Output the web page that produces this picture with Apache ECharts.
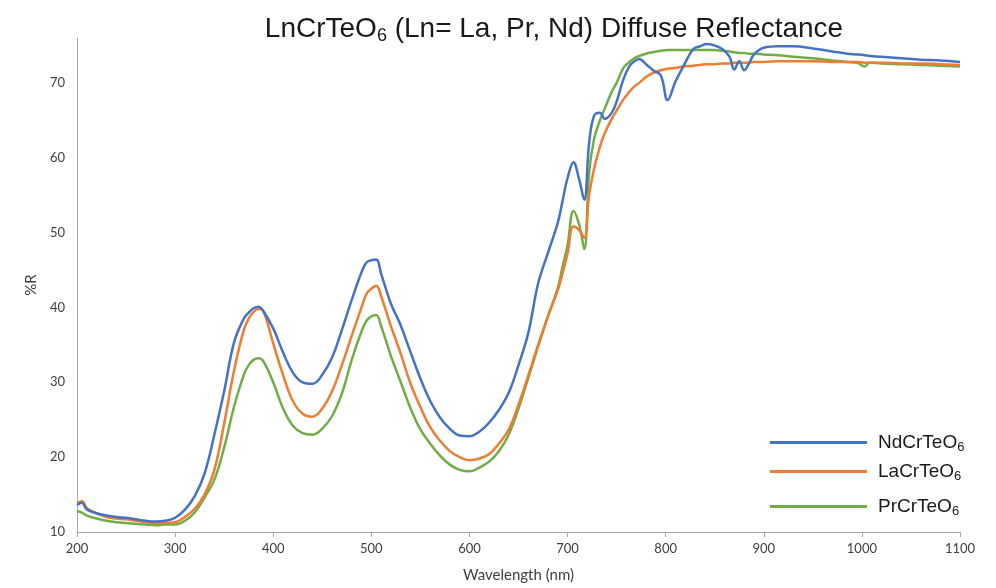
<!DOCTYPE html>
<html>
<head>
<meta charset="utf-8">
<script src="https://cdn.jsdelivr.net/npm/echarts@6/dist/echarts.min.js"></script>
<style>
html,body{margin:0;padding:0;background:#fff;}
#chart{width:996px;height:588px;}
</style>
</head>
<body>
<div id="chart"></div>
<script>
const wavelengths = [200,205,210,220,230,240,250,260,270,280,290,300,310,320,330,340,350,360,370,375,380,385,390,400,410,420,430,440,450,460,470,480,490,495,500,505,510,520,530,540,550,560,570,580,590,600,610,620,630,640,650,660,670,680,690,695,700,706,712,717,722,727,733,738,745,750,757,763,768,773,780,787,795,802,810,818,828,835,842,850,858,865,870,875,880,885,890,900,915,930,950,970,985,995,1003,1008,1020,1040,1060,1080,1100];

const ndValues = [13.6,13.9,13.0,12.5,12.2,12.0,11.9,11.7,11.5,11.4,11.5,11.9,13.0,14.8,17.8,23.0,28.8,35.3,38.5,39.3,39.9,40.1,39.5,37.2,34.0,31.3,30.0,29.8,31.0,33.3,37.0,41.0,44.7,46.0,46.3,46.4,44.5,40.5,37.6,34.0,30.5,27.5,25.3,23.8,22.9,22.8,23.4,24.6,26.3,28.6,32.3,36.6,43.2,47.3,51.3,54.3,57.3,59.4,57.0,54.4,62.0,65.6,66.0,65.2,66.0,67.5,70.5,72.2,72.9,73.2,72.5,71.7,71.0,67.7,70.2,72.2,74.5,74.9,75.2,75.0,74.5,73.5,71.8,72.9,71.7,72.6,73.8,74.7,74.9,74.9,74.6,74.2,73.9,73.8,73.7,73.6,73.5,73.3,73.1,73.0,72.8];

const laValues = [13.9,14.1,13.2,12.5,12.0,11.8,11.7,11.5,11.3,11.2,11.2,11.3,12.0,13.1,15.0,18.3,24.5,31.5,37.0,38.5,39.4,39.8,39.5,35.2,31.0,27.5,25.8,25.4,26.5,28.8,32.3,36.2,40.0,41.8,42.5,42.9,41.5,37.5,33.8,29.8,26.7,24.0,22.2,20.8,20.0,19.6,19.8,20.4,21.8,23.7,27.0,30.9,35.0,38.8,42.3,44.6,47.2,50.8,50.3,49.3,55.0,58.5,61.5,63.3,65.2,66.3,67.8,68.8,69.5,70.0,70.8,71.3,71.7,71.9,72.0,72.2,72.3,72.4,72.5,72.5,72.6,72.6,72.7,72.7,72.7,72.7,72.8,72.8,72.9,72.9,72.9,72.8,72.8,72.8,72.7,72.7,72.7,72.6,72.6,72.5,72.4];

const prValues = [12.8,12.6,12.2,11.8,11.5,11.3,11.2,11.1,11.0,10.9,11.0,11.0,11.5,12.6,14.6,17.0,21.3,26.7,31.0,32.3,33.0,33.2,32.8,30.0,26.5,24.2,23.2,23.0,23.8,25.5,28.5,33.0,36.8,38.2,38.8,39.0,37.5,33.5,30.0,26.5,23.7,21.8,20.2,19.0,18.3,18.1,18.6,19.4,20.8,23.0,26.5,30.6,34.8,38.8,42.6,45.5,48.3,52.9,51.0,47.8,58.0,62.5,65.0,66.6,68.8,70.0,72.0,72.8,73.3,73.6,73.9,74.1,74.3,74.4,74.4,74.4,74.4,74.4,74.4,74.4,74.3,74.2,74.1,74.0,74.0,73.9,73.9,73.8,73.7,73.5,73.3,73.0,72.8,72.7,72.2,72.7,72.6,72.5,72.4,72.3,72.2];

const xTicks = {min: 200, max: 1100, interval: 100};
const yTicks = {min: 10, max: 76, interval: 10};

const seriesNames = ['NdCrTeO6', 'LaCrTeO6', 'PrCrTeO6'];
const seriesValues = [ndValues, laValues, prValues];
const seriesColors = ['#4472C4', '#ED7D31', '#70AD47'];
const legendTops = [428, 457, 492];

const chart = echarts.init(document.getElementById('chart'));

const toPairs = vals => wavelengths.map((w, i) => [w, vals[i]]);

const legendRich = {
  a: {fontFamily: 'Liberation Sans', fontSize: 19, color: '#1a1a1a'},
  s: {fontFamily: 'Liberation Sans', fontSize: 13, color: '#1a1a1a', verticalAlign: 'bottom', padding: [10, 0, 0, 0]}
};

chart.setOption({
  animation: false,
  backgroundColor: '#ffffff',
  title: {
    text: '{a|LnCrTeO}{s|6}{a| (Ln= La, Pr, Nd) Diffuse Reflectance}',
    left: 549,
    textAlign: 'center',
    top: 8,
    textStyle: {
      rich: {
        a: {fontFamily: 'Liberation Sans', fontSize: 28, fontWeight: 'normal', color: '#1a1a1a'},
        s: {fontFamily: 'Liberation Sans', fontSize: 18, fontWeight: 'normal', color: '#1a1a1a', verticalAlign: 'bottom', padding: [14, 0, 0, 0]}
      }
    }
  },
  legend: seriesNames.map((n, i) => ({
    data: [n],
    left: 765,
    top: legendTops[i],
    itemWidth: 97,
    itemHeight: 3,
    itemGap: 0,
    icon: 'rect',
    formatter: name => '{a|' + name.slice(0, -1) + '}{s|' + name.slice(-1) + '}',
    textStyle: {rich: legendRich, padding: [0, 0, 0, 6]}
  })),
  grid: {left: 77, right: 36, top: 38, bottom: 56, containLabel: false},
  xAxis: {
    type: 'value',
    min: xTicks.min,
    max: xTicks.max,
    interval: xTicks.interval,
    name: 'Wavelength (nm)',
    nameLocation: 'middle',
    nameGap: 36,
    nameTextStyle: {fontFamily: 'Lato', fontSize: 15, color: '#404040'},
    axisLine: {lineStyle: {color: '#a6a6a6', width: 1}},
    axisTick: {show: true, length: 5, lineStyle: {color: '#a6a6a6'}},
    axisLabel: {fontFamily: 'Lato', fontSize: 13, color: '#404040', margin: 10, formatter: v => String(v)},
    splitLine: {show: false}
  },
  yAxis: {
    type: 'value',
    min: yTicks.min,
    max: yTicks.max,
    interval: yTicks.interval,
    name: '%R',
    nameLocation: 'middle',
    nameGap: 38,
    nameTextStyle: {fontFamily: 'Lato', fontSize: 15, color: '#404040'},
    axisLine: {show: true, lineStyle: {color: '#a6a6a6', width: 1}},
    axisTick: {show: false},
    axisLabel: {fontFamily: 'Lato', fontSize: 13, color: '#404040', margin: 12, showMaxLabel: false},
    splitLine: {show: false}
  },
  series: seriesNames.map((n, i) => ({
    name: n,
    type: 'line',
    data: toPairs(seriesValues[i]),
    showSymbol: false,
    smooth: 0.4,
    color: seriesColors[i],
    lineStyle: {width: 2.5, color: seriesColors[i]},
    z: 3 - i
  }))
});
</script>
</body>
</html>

········

» WORK TO BE COMPLETED: Set down the material exactly, every line of it, except for the pictures.

» ANSWER TO THIS PROBLEM:
Output the web page that produces this picture with Apache ECharts.
<!DOCTYPE html>
<html>
<head>
<meta charset="utf-8">
<script src="https://cdn.jsdelivr.net/npm/echarts@6/dist/echarts.min.js"></script>
<style>
html,body{margin:0;padding:0;background:#fff;}
#chart{width:996px;height:588px;}
</style>
</head>
<body>
<div id="chart"></div>
<script>
const wavelengths = [200,205,210,220,230,240,250,260,270,280,290,300,310,320,330,340,350,360,370,375,380,385,390,400,410,420,430,440,450,460,470,480,490,495,500,505,510,520,530,540,550,560,570,580,590,600,610,620,630,640,650,660,670,680,690,695,700,706,712,717,722,727,733,738,745,750,757,763,768,773,780,787,795,802,810,818,828,835,842,850,858,865,870,875,880,885,890,900,915,930,950,970,985,995,1003,1008,1020,1040,1060,1080,1100];

const ndValues = [13.6,13.9,13.0,12.5,12.2,12.0,11.9,11.7,11.5,11.4,11.5,11.9,13.0,14.8,17.8,23.0,28.8,35.3,38.5,39.3,39.9,40.1,39.5,37.2,34.0,31.3,30.0,29.8,31.0,33.3,37.0,41.0,44.7,46.0,46.3,46.4,44.5,40.5,37.6,34.0,30.5,27.5,25.3,23.8,22.9,22.8,23.4,24.6,26.3,28.6,32.3,36.6,43.2,47.3,51.3,54.3,57.3,59.4,57.0,54.4,62.0,65.6,66.0,65.2,66.0,67.5,70.5,72.2,72.9,73.2,72.5,71.7,71.0,67.7,70.2,72.2,74.5,74.9,75.2,75.0,74.5,73.5,71.8,72.9,71.7,72.6,73.8,74.7,74.9,74.9,74.6,74.2,73.9,73.8,73.7,73.6,73.5,73.3,73.1,73.0,72.8];

const laValues = [13.9,14.1,13.2,12.5,12.0,11.8,11.7,11.5,11.3,11.2,11.2,11.3,12.0,13.1,15.0,18.3,24.5,31.5,37.0,38.5,39.4,39.8,39.5,35.2,31.0,27.5,25.8,25.4,26.5,28.8,32.3,36.2,40.0,41.8,42.5,42.9,41.5,37.5,33.8,29.8,26.7,24.0,22.2,20.8,20.0,19.6,19.8,20.4,21.8,23.7,27.0,30.9,35.0,38.8,42.3,44.6,47.2,50.8,50.3,49.3,55.0,58.5,61.5,63.3,65.2,66.3,67.8,68.8,69.5,70.0,70.8,71.3,71.7,71.9,72.0,72.2,72.3,72.4,72.5,72.5,72.6,72.6,72.7,72.7,72.7,72.7,72.8,72.8,72.9,72.9,72.9,72.8,72.8,72.8,72.7,72.7,72.7,72.6,72.6,72.5,72.4];

const prValues = [12.8,12.6,12.2,11.8,11.5,11.3,11.2,11.1,11.0,10.9,11.0,11.0,11.5,12.6,14.6,17.0,21.3,26.7,31.0,32.3,33.0,33.2,32.8,30.0,26.5,24.2,23.2,23.0,23.8,25.5,28.5,33.0,36.8,38.2,38.8,39.0,37.5,33.5,30.0,26.5,23.7,21.8,20.2,19.0,18.3,18.1,18.6,19.4,20.8,23.0,26.5,30.6,34.8,38.8,42.6,45.5,48.3,52.9,51.0,47.8,58.0,62.5,65.0,66.6,68.8,70.0,72.0,72.8,73.3,73.6,73.9,74.1,74.3,74.4,74.4,74.4,74.4,74.4,74.4,74.4,74.3,74.2,74.1,74.0,74.0,73.9,73.9,73.8,73.7,73.5,73.3,73.0,72.8,72.7,72.2,72.7,72.6,72.5,72.4,72.3,72.2];

const xTicks = {min: 200, max: 1100, interval: 100};
const yTicks = {min: 10, max: 76, interval: 10};

const seriesNames = ['NdCrTeO6', 'LaCrTeO6', 'PrCrTeO6'];
const seriesValues = [ndValues, laValues, prValues];
const seriesColors = ['#4472C4', '#ED7D31', '#70AD47'];
const legendTops = [428, 457, 492];

const chart = echarts.init(document.getElementById('chart'));

const toPairs = vals => wavelengths.map((w, i) => [w, vals[i]]);

const legendRich = {
  a: {fontFamily: 'Liberation Sans', fontSize: 19, color: '#1a1a1a'},
  s: {fontFamily: 'Liberation Sans', fontSize: 13, color: '#1a1a1a', verticalAlign: 'bottom', padding: [10, 0, 0, 0]}
};

chart.setOption({
  animation: false,
  backgroundColor: '#ffffff',
  title: {
    text: '{a|LnCrTeO}{s|6}{a| (Ln= La, Pr, Nd) Diffuse Reflectance}',
    left: 549,
    textAlign: 'center',
    top: 8,
    textStyle: {
      rich: {
        a: {fontFamily: 'Liberation Sans', fontSize: 28, fontWeight: 'normal', color: '#1a1a1a'},
        s: {fontFamily: 'Liberation Sans', fontSize: 18, fontWeight: 'normal', color: '#1a1a1a', verticalAlign: 'bottom', padding: [14, 0, 0, 0]}
      }
    }
  },
  legend: seriesNames.map((n, i) => ({
    data: [n],
    left: 765,
    top: legendTops[i],
    itemWidth: 97,
    itemHeight: 3,
    itemGap: 0,
    icon: 'rect',
    formatter: name => '{a|' + name.slice(0, -1) + '}{s|' + name.slice(-1) + '}',
    textStyle: {rich: legendRich, padding: [0, 0, 0, 6]}
  })),
  grid: {left: 77, right: 36, top: 38, bottom: 56, containLabel: false},
  xAxis: {
    type: 'value',
    min: xTicks.min,
    max: xTicks.max,
    interval: xTicks.interval,
    name: 'Wavelength (nm)',
    nameLocation: 'middle',
    nameGap: 36,
    nameTextStyle: {fontFamily: 'Lato', fontSize: 15, color: '#404040'},
    axisLine: {lineStyle: {color: '#a6a6a6', width: 1}},
    axisTick: {show: true, length: 5, lineStyle: {color: '#a6a6a6'}},
    axisLabel: {fontFamily: 'Lato', fontSize: 13, color: '#404040', margin: 10, formatter: v => String(v)},
    splitLine: {show: false}
  },
  yAxis: {
    type: 'value',
    min: yTicks.min,
    max: yTicks.max,
    interval: yTicks.interval,
    name: '%R',
    nameLocation: 'middle',
    nameGap: 38,
    nameTextStyle: {fontFamily: 'Lato', fontSize: 15, color: '#404040'},
    axisLine: {show: true, lineStyle: {color: '#a6a6a6', width: 1}},
    axisTick: {show: false},
    axisLabel: {fontFamily: 'Lato', fontSize: 13, color: '#404040', margin: 12, showMaxLabel: false},
    splitLine: {show: false}
  },
  series: seriesNames.map((n, i) => ({
    name: n,
    type: 'line',
    data: toPairs(seriesValues[i]),
    showSymbol: false,
    smooth: 0.4,
    color: seriesColors[i],
    lineStyle: {width: 2.5, color: seriesColors[i]},
    z: 3 - i
  }))
});
</script>
</body>
</html>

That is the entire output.